A well-structured workflow should support:

• Accurate operation after dark
• Stable pass-to-pass control
• Reduced need for constant visual alignment

This is where operator comfort directly affects output quality.

5. Keep the Operator in a Supervisory Role

The most effective precision workflow is not one where the operator is overloaded with constant control tasks.

It is one where the operator can:

• Observe machine behavior
• Monitor field conditions
• Check implement performance
• Intervene only when necessary

That shift, from controller to supervisor, is what enables one person to manage more work with less fatigue.

What Affects the Results

Improving single-operator efficiency depends on more than automation alone.

Several factors still matter:

Positioning stability
Reliable GNSS and RTK performance are essential for repeatable automated operation.

Machine compatibility and setup quality
Poor installation or mismatched settings reduce workflow smoothness.

Field complexity
Irregular terrain, tight boundaries, or obstacles increase task difficulty.

Operator familiarity
Even user-friendly systems still require basic workflow discipline and correct setup.

Automation reduces workload, but consistent results still depend on a stable operating environment.

Why This Workflow Fits Modern Farming Operations

As farms work to improve output per operator, workflow integration becomes more important than isolated features.
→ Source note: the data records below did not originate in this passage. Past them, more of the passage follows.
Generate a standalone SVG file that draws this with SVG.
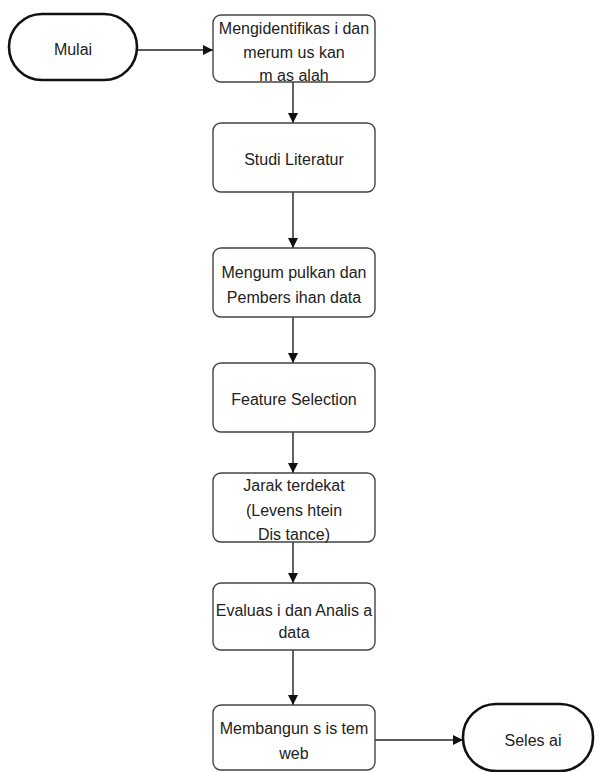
<svg xmlns="http://www.w3.org/2000/svg" width="596" height="772" viewBox="0 0 596 772">
<style>
.box{fill:#fff;stroke:#444;stroke-width:1.4}
.term{fill:#fff;stroke:#111;stroke-width:2.6}
.t{font-family:"Liberation Sans",Arial,sans-serif;font-size:16px;fill:#222;text-anchor:middle}
.c{stroke:#222;stroke-width:1.4;fill:none;marker-end:url(#ah)}
</style>
<defs>
<marker id="ah" viewBox="0 0 10 10" refX="10" refY="5" markerWidth="10" markerHeight="10" markerUnits="userSpaceOnUse" orient="auto">
<path d="M0,0 L10,5 L0,10 z" fill="#111"/>
</marker>
</defs>
<rect width="596" height="772" fill="#fff"/>
<g id="connectors">
<line class="c" x1="137" y1="50" x2="213" y2="50"/>
<line class="c" x1="293" y1="82" x2="293" y2="123"/>
<line class="c" x1="293" y1="192" x2="293" y2="248"/>
<line class="c" x1="293" y1="317" x2="293" y2="363"/>
<line class="c" x1="293" y1="432" x2="293" y2="473"/>
<line class="c" x1="293" y1="542" x2="293" y2="583"/>
<line class="c" x1="293" y1="650" x2="293" y2="705"/>
<line class="c" x1="375" y1="740" x2="463" y2="740"/>
</g>
<g id="mulai">
<rect class="term" x="9" y="14" width="128" height="66" rx="33" ry="33"/>
<text class="t" x="73" y="55">Mulai</text>
</g>
<g id="n1">
<rect class="box" x="213" y="15" width="162" height="67" rx="8"/>
<text class="t" x="294" y="34">Mengidentifikas i dan</text>
<text class="t" x="294" y="58">merum us kan</text>
<text class="t" x="294" y="81">m as alah</text>
</g>
<g id="n2">
<rect class="box" x="213" y="123" width="162" height="69" rx="8"/>
<text class="t" x="294" y="165">Studi Literatur</text>
</g>
<g id="n3">
<rect class="box" x="213" y="248" width="162" height="69" rx="8"/>
<text class="t" x="294" y="278">Mengum pulkan dan</text>
<text class="t" x="294" y="303">Pembers ihan data</text>
</g>
<g id="n4">
<rect class="box" x="213" y="363" width="162" height="69" rx="8"/>
<text class="t" x="294" y="405">Feature Selection</text>
</g>
<g id="n5">
<rect class="box" x="213" y="473" width="162" height="69" rx="8"/>
<text class="t" x="294" y="491">Jarak terdekat</text>
<text class="t" x="294" y="516">(Levens htein</text>
<text class="t" x="294" y="540">Dis tance)</text>
</g>
<g id="n6">
<rect class="box" x="213" y="583" width="162" height="67" rx="8"/>
<text class="t" x="294" y="616">Evaluas i dan Analis a</text>
<text class="t" x="294" y="638">data</text>
</g>
<g id="n7">
<rect class="box" x="213" y="705" width="162" height="65" rx="8"/>
<text class="t" x="294" y="734">Membangun s is tem</text>
<text class="t" x="294" y="759">web</text>
</g>
<g id="selesai">
<rect class="term" x="463" y="704" width="130" height="67" rx="33" ry="33"/>
<text class="t" x="533" y="746">Seles ai</text>
</g>
</svg>
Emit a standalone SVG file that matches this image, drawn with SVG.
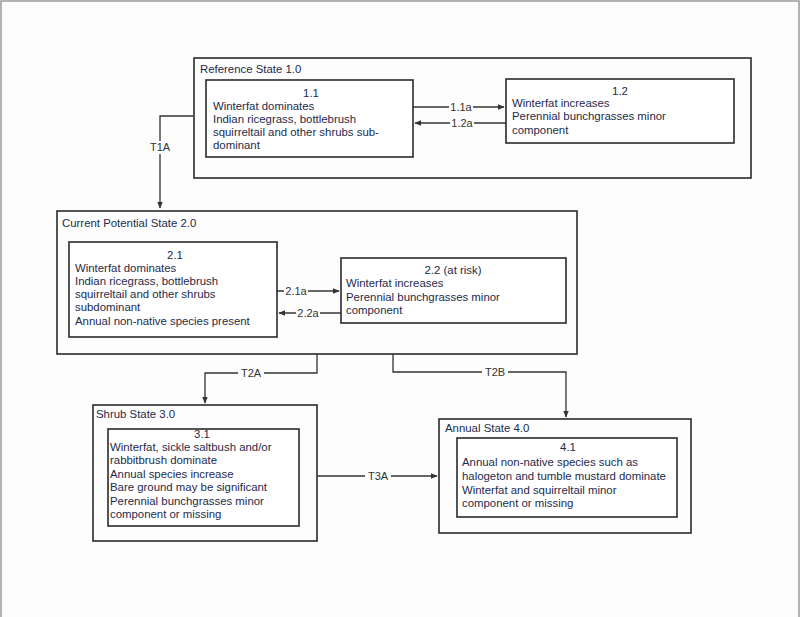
<svg xmlns="http://www.w3.org/2000/svg" width="800" height="617" viewBox="0 0 800 617">
<defs>
<style>
.bg{fill:#fdfdfd}
.frame{fill:none;stroke:#999;stroke-width:1.5}
.state{fill:none;stroke:#2a2a2a;stroke-width:1.6}
.comm{fill:#fff;stroke:#2a2a2a;stroke-width:1.6}
text{font-family:"Liberation Sans",Arial,sans-serif;font-size:11.4px;fill:#1e2a4a}
.c{text-anchor:middle}
.conn{fill:none;stroke:#333;stroke-width:1.3}
.lbl{text-anchor:middle;font-size:11px;fill:#333}
.lblbg{fill:#fdfdfd}
</style>
<marker id="ah" viewBox="0 0 10 10" refX="9" refY="5" markerWidth="7" markerHeight="7" orient="auto-start-reverse" markerUnits="userSpaceOnUse">
<path d="M0,1 L10,5 L0,9 z" fill="#333"/>
</marker>
</defs>
<rect class="bg" x="0" y="0" width="800" height="617"/>
<path class="frame" d="M1,617 L1,1 L799,1 L799,617"/>

<g id="connectors">
<path class="conn" d="M193,116 L160,116 L160,208" marker-end="url(#ah)"/>
<rect class="lblbg" x="146" y="141" width="28" height="13"/>
<text class="lbl" x="160" y="151">T1A</text>

<path class="conn" d="M413,107 L504,107" marker-end="url(#ah)"/>
<rect class="lblbg" x="449" y="101" width="24" height="12"/>
<text class="lbl" x="461" y="111">1.1a</text>
<path class="conn" d="M506,123 L415,123" marker-end="url(#ah)"/>
<rect class="lblbg" x="450" y="117" width="24" height="12"/>
<text class="lbl" x="462" y="127">1.2a</text>

<path class="conn" d="M277,291 L339,291" marker-end="url(#ah)"/>
<rect class="lblbg" x="284" y="285" width="24" height="12"/>
<text class="lbl" x="296" y="295">2.1a</text>
<path class="conn" d="M341,313 L279,313" marker-end="url(#ah)"/>
<rect class="lblbg" x="296" y="307" width="24" height="12"/>
<text class="lbl" x="308" y="317">2.2a</text>

<path class="conn" d="M317,354 L317,373 L205,373 L205,403" marker-end="url(#ah)"/>
<rect class="lblbg" x="238" y="367" width="26" height="12"/>
<text class="lbl" x="251" y="377">T2A</text>

<path class="conn" d="M393,354 L393,372 L566,372 L566,417" marker-end="url(#ah)"/>
<rect class="lblbg" x="482" y="366" width="26" height="12"/>
<text class="lbl" x="495" y="376">T2B</text>

<path class="conn" d="M317,476 L437,476" marker-end="url(#ah)"/>
<rect class="lblbg" x="365" y="470" width="26" height="12"/>
<text class="lbl" x="378" y="480">T3A</text>
</g>

<g id="state1">
<rect class="state" x="194" y="58" width="557" height="120"/>
<text x="200" y="73">Reference State 1.0</text>
</g>
<g id="comm1_1">
<rect class="comm" x="206" y="80" width="207" height="77"/>
<text class="c" x="311" y="97">1.1</text>
<text x="213" y="110">Winterfat dominates</text>
<text x="213" y="123">Indian ricegrass, bottlebrush</text>
<text x="213" y="136">squirreltail and other shrubs sub-</text>
<text x="213" y="149">dominant</text>
</g>
<g id="comm1_2">
<rect class="comm" x="506" y="79" width="228" height="64"/>
<text class="c" x="620" y="95">1.2</text>
<text x="512" y="107">Winterfat increases</text>
<text x="512" y="120">Perennial bunchgrasses minor</text>
<text x="512" y="134">component</text>
</g>

<g id="state2">
<rect class="state" x="57" y="211" width="520" height="143"/>
<text x="62" y="227">Current Potential State 2.0</text>
</g>
<g id="comm2_1">
<rect class="comm" x="69" y="242" width="208" height="95"/>
<text class="c" x="175" y="259">2.1</text>
<text x="75" y="272">Winterfat dominates</text>
<text x="75" y="285">Indian ricegrass, bottlebrush</text>
<text x="75" y="298">squirreltail and other shrubs</text>
<text x="75" y="311">subdominant</text>
<text x="75" y="325">Annual non-native species present</text>
</g>
<g id="comm2_2">
<rect class="comm" x="341" y="258" width="225" height="65"/>
<text class="c" x="453" y="274">2.2 (at risk)</text>
<text x="346" y="287">Winterfat increases</text>
<text x="346" y="301">Perennial bunchgrasses minor</text>
<text x="346" y="314">component</text>
</g>

<g id="state3">
<rect class="state" x="93" y="405" width="224" height="136"/>
<text x="96" y="418">Shrub State 3.0</text>
</g>
<g id="comm3_1">
<rect class="comm" x="108" y="429" width="191" height="97"/>
<text class="c" x="202" y="438">3.1</text>
<text x="110" y="451">Winterfat, sickle saltbush and/or</text>
<text x="110" y="464">rabbitbrush dominate</text>
<text x="110" y="478">Annual species increase</text>
<text x="110" y="491">Bare ground may be significant</text>
<text x="110" y="505">Perennial bunchgrasses minor</text>
<text x="110" y="518">component or missing</text>
</g>

<g id="state4">
<rect class="state" x="439" y="419" width="252" height="114"/>
<text x="445" y="432">Annual State 4.0</text>
</g>
<g id="comm4_1">
<rect class="comm" x="457" y="438" width="220" height="79"/>
<text class="c" x="568" y="451">4.1</text>
<text x="462" y="466">Annual non-native species such as</text>
<text x="462" y="480">halogeton and tumble mustard dominate</text>
<text x="462" y="494">Winterfat and squirreltail minor</text>
<text x="462" y="507">component or missing</text>
</g>
</svg>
The PRECISE A Pro is designed around that kind of integrated field logic. Its product positioning highlights ±2.5 cm pass-to-pass accuracy, Smart U-turn, ISOBUS support, terrain compensation, and an operating speed range of 0.1–26 km/h. The system is intended to reduce skips and overlaps, support night work, and improve comfort by reducing the need for constant head-turning.

That matters because single-operator efficiency is not created by one feature alone. It comes from combining guidance accuracy, automated turning, and simplified implement control into one smoother operating workflow.

A Pro’s integration of auto steering, Smart U-turn, and ISOBUS control aligns directly with that need.

Conclusion

Improving single-operator efficiency is not just about finishing faster. It is about reducing unnecessary manual effort so that performance stays consistent across the full job.

By shifting repetitive control tasks into a more automated workflow:

• Steering workload is reduced
• Operator fatigue decreases
• Long-hour consistency improves
• One operator can manage more field work with greater stability

In precision farming, efficiency is no longer only a machine question. It is also a workflow design question, and that is exactly where modern automation creates value.